The first assumption is somewhat naive, but can produce adequate results with proper preparation and data exploration.

Data exploration

We first have to import the data into memory.

# Required imports
from deephaven.TableTools import readCsv
from deephaven import Plot

# Read the CSV file into a Deephaven table
creditcard = readCsv("/data/examples/CreditCardFraud/csv/creditcard.csv")

Before we try to rid the world of credit card fraud, let's explore the data. We've decided to approach the problem with the idea that fraudulent purchases can be considered spatial outliers in the data. We can use Deephaven's plotting capabilities to check our assumption. A histogram plot can show us how similar or different valid and fraudulent purchases are for any given purchase metric.

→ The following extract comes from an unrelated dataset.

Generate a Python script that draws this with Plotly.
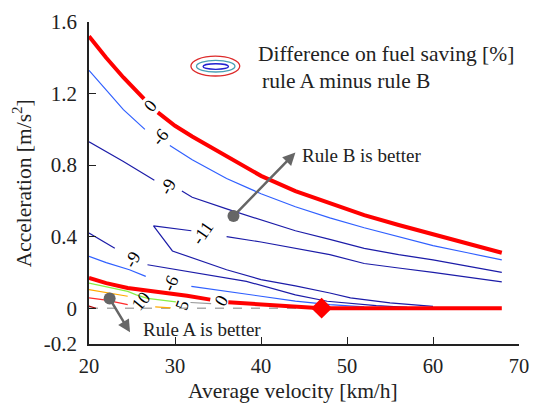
import plotly.graph_objects as go

# ---- contour data (velocity km/h, acceleration m/s^2), None = label gap ----
v_zero_up = [20, 22, 24, 26.4, None, 28.0, 30, 32, 36, 40, 44, 48, 52, 56, 60, 64, 68]
a_zero_up = [1.52, 1.40, 1.29, 1.17, None, 1.095, 1.02, 0.96, 0.85, 0.74, 0.655, 0.585, 0.52, 0.465, 0.415, 0.36, 0.31]

v_m6_up = [20, 22, 24, 26.5, None, 29.4, 32, 36, 40, 44, 48, 52, 56, 60, 64, 68]
a_m6_up = [1.33, 1.22, 1.11, 1.00, None, 0.91, 0.83, 0.725, 0.64, 0.567, 0.505, 0.45, 0.40, 0.35, 0.31, 0.27]

v_m9_up = [20, 22, 24, 27.6, None, 30.8, 32, 36, 40, 44, 48, 52, 56, 60, 64, 68]
a_m9_up = [0.93, 0.875, 0.82, 0.715, None, 0.655, 0.62, 0.555, 0.495, 0.433, 0.385, 0.335, 0.30, 0.27, 0.235, 0.20]

v_m11 = [68, 64, 60, 56, 52, 48, 44, 40, 36, None, 31.9, 27.5, 29.7, 32.6, 36, 40, 44, 48, 50.4, 55, 60]
a_m11 = [0.147, 0.175, 0.20, 0.225, 0.25, 0.30, 0.335, 0.37, 0.40, None, 0.433, 0.46, 0.32, 0.27, 0.215, 0.16, 0.125, 0.085, 0.058, 0.03, 0.01]

v_m9_lo = [20, 23, None, 26.8, 30, 34, 38.3, 44, 47.7, 53.4, 57]
a_m9_lo = [0.42, 0.335, None, 0.243, 0.218, 0.185, 0.15, 0.075, 0.039, 0.015, 0.005]

v_m6_lo = [20, 22, 24.7, 26.6, None, 31.9, 36, 40.6, 44, 48, 52]
a_m6_lo = [0.29, 0.255, 0.215, 0.178, None, 0.122, 0.095, 0.065, 0.04, 0.02, 0.008]

v_zero_lo = [20, 22, 24.5, 27, 29, 31.4, 34.1, None, 36.2, 40, 44, 47, 52, 56, 60, 64, 68]
a_zero_lo = [0.17, 0.14, 0.113, 0.098, 0.085, 0.07, 0.048, None, 0.033, 0.022, 0.012, 0.0, 0, 0, 0, 0, 0]

v_p5 = [20, 22, 24.5, 25.5, 26.8, 30.1]
a_p5 = [0.14, 0.118, 0.094, 0.075, 0.055, 0.035]
v_p5b = [31.8, 34.2]
a_p5b = [0.032, 0.026]

v_p10 = [20, 22, 24.5, None, 27.7, 29.5]
a_p10 = [0.104, 0.088, 0.067, None, 0.008, 0.002]

v_p15 = [20, 22, 24.5]
a_p15 = [0.058, 0.045, 0.02]

v_p20 = [20, 20.8]
a_p20 = [0.012, 0.0]

v_base = [20, 47]
a_base = [0, 0]

v_opt = [47.05]
a_opt = [0]

v_dots = [22.4, 36.8]
a_dots = [0.054, 0.515]

# contour labels
lab_text = ["0", "-6", "-9", "-11", "-9", "-6", "0", "10", "5"]
lab_v = [27.1, 28.3, 29.1, 33.2, 25.0, 29.5, 35.45, 26.05, 30.8]
lab_a = [1.13, 0.955, 0.68, 0.42, 0.27, 0.14, 0.044, 0.04, 0.02]
lab_ang = [-50, -50, -60, -55, -60, -65, -60, -50, -70]

x_ticks = [20, 30, 40, 50, 60, 70]
y_ticks = [-0.2, 0, 0.4, 0.8, 1.2, 1.6]
y_ticktext = ["-0.2", "0", "0.4", "0.8", "1.2", "1.6"]

RED = "#ff0000"
LBLUE = "#3060ff"
DBLUE = "#1c1ca8"
FONT = "Liberation Serif"
TXT = "#222222"

fig = go.Figure()

def line(x, y, color, width, dash=None):
    fig.add_trace(go.Scatter(x=x, y=y, mode="lines", connectgaps=False,
                             line=dict(color=color, width=width, dash=dash),
                             hoverinfo="skip", showlegend=False))

line(v_base, a_base, "#aaaaaa", 1.5, "dash")
line(v_m11, a_m11, DBLUE, 1.2)
line(v_m9_up, a_m9_up, DBLUE, 1.2)
line(v_m9_lo, a_m9_lo, DBLUE, 1.2)
line(v_m6_up, a_m6_up, LBLUE, 1.2)
line(v_m6_lo, a_m6_lo, LBLUE, 1.2)
line(v_p5, a_p5, "#88ee44", 1.2)
line(v_p5b, a_p5b, "#999999", 1.2)
line(v_p10, a_p10, "#ffaa00", 1.2)
line(v_p15, a_p15, "#ff2a2a", 1.2)
line(v_p20, a_p20, "#aa0000", 1.2)
line(v_zero_up, a_zero_up, RED, 4)
line(v_zero_lo, a_zero_lo, RED, 4)

fig.add_trace(go.Scatter(x=v_opt, y=a_opt, mode="markers",
                         marker=dict(symbol="diamond", size=16, color=RED),
                         hoverinfo="skip", showlegend=False))
fig.add_trace(go.Scatter(x=v_dots, y=a_dots, mode="markers",
                         marker=dict(symbol="circle", size=12, color="#666666"),
                         hoverinfo="skip", showlegend=False))

annots = []
for t, xv, yv, ang in zip(lab_text, lab_v, lab_a, lab_ang):
    annots.append(dict(x=xv, y=yv, xref="x", yref="y", text=t, showarrow=False,
                       textangle=ang, font=dict(family=FONT, size=18, color="black")))

# arrows
annots.append(dict(x=44.0, y=0.87, ax=36.8, ay=0.515, xref="x", yref="y", axref="x", ayref="y",
                   text="", showarrow=True, arrowhead=2, arrowsize=1, arrowwidth=2.5, arrowcolor="#666666"))
annots.append(dict(x=24.77, y=-0.135, ax=22.4, ay=0.054, xref="x", yref="y", axref="x", ayref="y",
                   text="", showarrow=True, arrowhead=2, arrowsize=1, arrowwidth=2.5, arrowcolor="#666666"))
annots.append(dict(x=44.5, y=0.854, xref="x", yref="y", text="Rule B is better", showarrow=False,
                   xanchor="left", font=dict(family=FONT, size=19, color=TXT)))
annots.append(dict(x=26.0, y=-0.118, xref="x", yref="y", text="Rule A is better", showarrow=False,
                   xanchor="left", font=dict(family=FONT, size=19, color=TXT)))
annots.append(dict(x=39.4, y=1.419, xref="x", yref="y", text="Difference on fuel saving [%]", showarrow=False,
                   xanchor="left", font=dict(family=FONT, size=21.5, color=TXT)))
annots.append(dict(x=39.9, y=1.27, xref="x", yref="y", text="rule A minus rule B", showarrow=False,
                   xanchor="left", font=dict(family=FONT, size=21.5, color=TXT)))
# axis titles
annots.append(dict(x=0.475, y=-0.147, xref="paper", yref="paper", text="Average velocity [km/h]",
                   showarrow=False, xanchor="center", yanchor="middle",
                   font=dict(family=FONT, size=21.5, color=TXT)))
annots.append(dict(x=-0.155, y=0.5, xref="paper", yref="paper", text="Acceleration [m/s<sup>2</sup>]",
                   showarrow=False, textangle=-90, xanchor="center", yanchor="middle",
                   font=dict(family=FONT, size=21.5, color=TXT)))

shapes = [
    dict(type="circle", xref="x", yref="y", x0=31.85, x1=37.53, y0=1.298, y1=1.409,
         line=dict(color="#dd2a2a", width=1.3)),
    dict(type="circle", xref="x", yref="y", x0=32.5, x1=36.97, y0=1.3206, y1=1.3856,
         line=dict(color="#4a9fb5", width=1.3)),
    dict(type="circle", xref="x", yref="y", x0=33.26, x1=36.22, y0=1.3356, y1=1.3667,
         line=dict(color="#2020d0", width=1.3)),
]

fig.update_layout(
    width=539, height=405,
    margin=dict(l=89, r=10, t=21, b=60.5),
    paper_bgcolor="white", plot_bgcolor="white",
    annotations=annots, shapes=shapes,
    xaxis=dict(range=[20, 70], tickvals=x_ticks, ticks="inside", ticklen=7, tickcolor="#222222",
               showline=True, linecolor="#222222", linewidth=1.5, showgrid=False, zeroline=False,
               tickfont=dict(family=FONT, size=20.5, color=TXT), ticklabelstandoff=3,
               ticklabeloverflow="allow"),
    yaxis=dict(range=[-0.2, 1.6], tickvals=y_ticks, ticktext=y_ticktext, ticks="inside", ticklen=7,
               tickcolor="#222222", showline=True, linecolor="#222222", linewidth=1.5,
               showgrid=False, zeroline=False,
               tickfont=dict(family=FONT, size=21, color=TXT), ticklabelstandoff=6),
)

fig.write_html("out.html")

The code below defines a function that will create a histogram plot that shows how the distribution of points differs between valid and fraudulent purchases for any of the anonymized purchase metrics in the table.

# Required imports
from deephaven import Plot

def plot_valid_vs_fraud(col_name):
# Set the creditcard table as global to make sure we can access it for the plot
global creditcard

# Make sure the input corresponds to a column
allowed_col_names = [item for item in range(1, 29)] + ["V" + str(item) for item in range(1, 29)]
if col_name not in allowed_col_names:
raise ValueError("The column name you specified is not valid.")
if isinstance(col_name, int):
col_name = "V" + str(col_name)

# Some convenience variables for plotting
num_valid_bins = 50
num_fraud_bins = 50
valid_label = col_name + "_Valid"
fraud_label = col_name + "_Fraud"
valid_string = "Class = 0"
fraud_string = "Class = 1"

# Create a fancy histogram plot
valid_vs_fraud = \
Plot\
.histPlot(valid_label, creditcard.where(valid_string), col_name, num_valid_bins)\
.twinX()\
.histPlot(fraud_label, creditcard.where(fraud_string), col_name, num_valid_bins)\
.show()
return valid_vs_fraud

There are 28 columns of data to explore, so we won't show all of them here. Histogram plots of columns V4, V12, and V14 show significant differences in how valid and fraudulent purchases are distributed along those spaces. Thus, we will use these three columns for our analysis.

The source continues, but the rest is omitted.